What you need to do
Leave out the pictures and set down exactly the lines from the start of the listing through the one with "import seaborn as sns", both included.

Data extract
☆ ☆ ☆ ☆ ☆ ☆ ☆

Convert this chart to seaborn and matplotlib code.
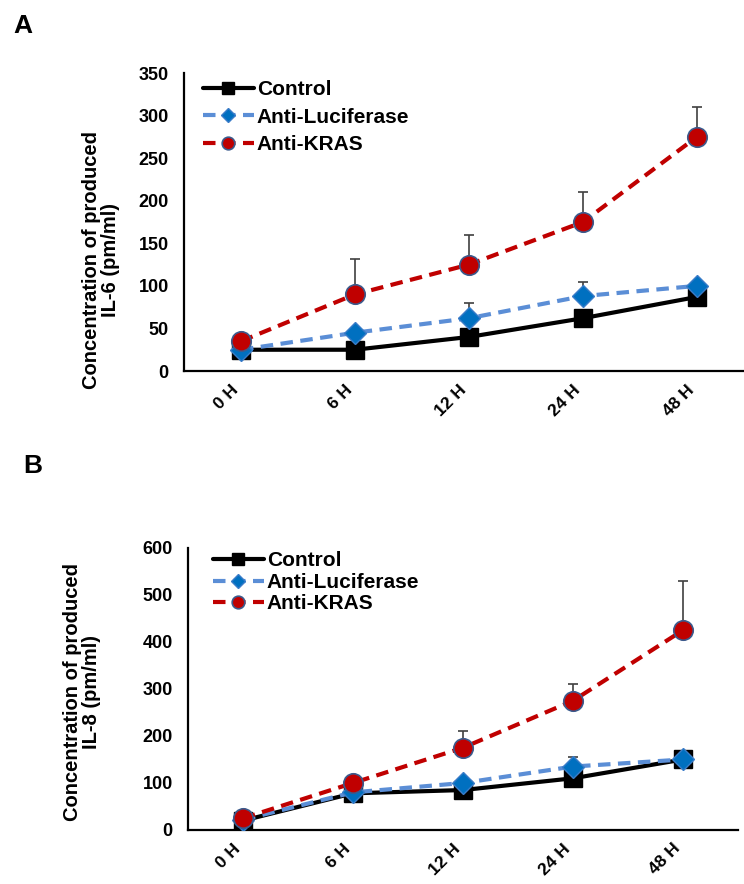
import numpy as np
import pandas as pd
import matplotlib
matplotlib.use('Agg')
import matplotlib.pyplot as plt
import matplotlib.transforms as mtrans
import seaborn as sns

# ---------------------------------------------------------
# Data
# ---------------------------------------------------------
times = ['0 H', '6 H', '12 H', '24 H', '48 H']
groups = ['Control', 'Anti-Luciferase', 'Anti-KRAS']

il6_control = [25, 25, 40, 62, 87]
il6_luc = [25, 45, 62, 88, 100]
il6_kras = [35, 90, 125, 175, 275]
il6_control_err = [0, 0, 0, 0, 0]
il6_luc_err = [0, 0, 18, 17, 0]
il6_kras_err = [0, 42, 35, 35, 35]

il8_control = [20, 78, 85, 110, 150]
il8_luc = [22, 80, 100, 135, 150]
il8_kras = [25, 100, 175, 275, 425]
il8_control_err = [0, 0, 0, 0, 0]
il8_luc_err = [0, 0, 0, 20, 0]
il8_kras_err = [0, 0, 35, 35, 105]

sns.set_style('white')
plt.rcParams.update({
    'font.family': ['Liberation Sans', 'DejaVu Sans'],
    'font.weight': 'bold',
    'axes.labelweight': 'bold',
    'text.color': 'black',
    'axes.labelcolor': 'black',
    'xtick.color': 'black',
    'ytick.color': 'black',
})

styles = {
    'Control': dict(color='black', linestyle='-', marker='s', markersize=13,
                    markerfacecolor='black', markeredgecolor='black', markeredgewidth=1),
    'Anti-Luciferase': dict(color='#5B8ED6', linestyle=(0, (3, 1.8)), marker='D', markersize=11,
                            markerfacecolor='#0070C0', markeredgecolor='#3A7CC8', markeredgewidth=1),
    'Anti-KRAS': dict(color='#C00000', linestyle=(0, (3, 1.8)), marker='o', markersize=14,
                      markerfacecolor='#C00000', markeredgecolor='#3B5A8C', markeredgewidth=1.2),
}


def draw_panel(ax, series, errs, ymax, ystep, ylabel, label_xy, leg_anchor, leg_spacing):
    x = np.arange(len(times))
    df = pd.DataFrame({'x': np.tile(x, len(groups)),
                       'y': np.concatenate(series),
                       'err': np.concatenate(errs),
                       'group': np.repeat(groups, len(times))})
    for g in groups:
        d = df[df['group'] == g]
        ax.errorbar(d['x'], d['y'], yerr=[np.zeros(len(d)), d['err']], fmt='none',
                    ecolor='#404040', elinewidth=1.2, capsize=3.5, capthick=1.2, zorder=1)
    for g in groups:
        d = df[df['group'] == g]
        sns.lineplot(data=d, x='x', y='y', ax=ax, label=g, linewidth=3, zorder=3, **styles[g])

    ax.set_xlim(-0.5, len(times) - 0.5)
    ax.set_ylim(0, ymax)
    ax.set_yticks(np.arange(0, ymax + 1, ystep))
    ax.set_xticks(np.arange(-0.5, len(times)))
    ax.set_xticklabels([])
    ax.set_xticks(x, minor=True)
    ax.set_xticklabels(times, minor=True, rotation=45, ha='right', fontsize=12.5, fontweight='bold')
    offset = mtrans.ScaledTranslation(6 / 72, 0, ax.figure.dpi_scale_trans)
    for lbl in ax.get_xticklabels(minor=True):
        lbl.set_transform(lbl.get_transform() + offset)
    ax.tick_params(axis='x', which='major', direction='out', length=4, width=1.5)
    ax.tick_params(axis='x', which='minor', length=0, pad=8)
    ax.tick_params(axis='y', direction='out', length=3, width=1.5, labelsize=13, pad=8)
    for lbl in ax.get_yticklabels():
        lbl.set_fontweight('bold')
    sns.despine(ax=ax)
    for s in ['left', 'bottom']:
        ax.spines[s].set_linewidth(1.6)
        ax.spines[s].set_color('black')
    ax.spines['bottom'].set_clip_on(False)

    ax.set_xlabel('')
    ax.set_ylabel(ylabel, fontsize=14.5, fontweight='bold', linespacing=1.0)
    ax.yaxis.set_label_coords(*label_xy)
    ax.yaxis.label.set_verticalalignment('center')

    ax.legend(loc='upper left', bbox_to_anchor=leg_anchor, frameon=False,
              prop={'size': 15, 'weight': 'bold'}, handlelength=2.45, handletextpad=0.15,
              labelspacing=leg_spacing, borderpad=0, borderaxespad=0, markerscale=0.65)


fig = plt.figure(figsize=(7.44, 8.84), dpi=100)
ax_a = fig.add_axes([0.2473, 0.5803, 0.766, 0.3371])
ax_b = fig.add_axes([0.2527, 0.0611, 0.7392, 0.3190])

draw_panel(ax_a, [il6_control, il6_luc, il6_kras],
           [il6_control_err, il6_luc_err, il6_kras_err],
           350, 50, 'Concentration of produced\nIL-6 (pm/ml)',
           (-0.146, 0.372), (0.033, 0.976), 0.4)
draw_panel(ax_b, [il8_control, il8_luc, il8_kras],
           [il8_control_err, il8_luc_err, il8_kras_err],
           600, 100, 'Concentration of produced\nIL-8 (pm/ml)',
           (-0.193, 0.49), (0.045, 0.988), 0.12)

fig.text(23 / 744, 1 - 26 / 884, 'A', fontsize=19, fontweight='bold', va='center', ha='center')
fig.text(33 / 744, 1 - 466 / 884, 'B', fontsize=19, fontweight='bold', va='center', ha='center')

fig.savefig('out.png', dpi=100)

☆ ☆ ☆ ☆ ☆ ☆ ☆

Expected answer
Convert this chart to seaborn and matplotlib code.
import numpy as np
import pandas as pd
import matplotlib
matplotlib.use('Agg')
import matplotlib.pyplot as plt
import matplotlib.transforms as mtrans
import seaborn as sns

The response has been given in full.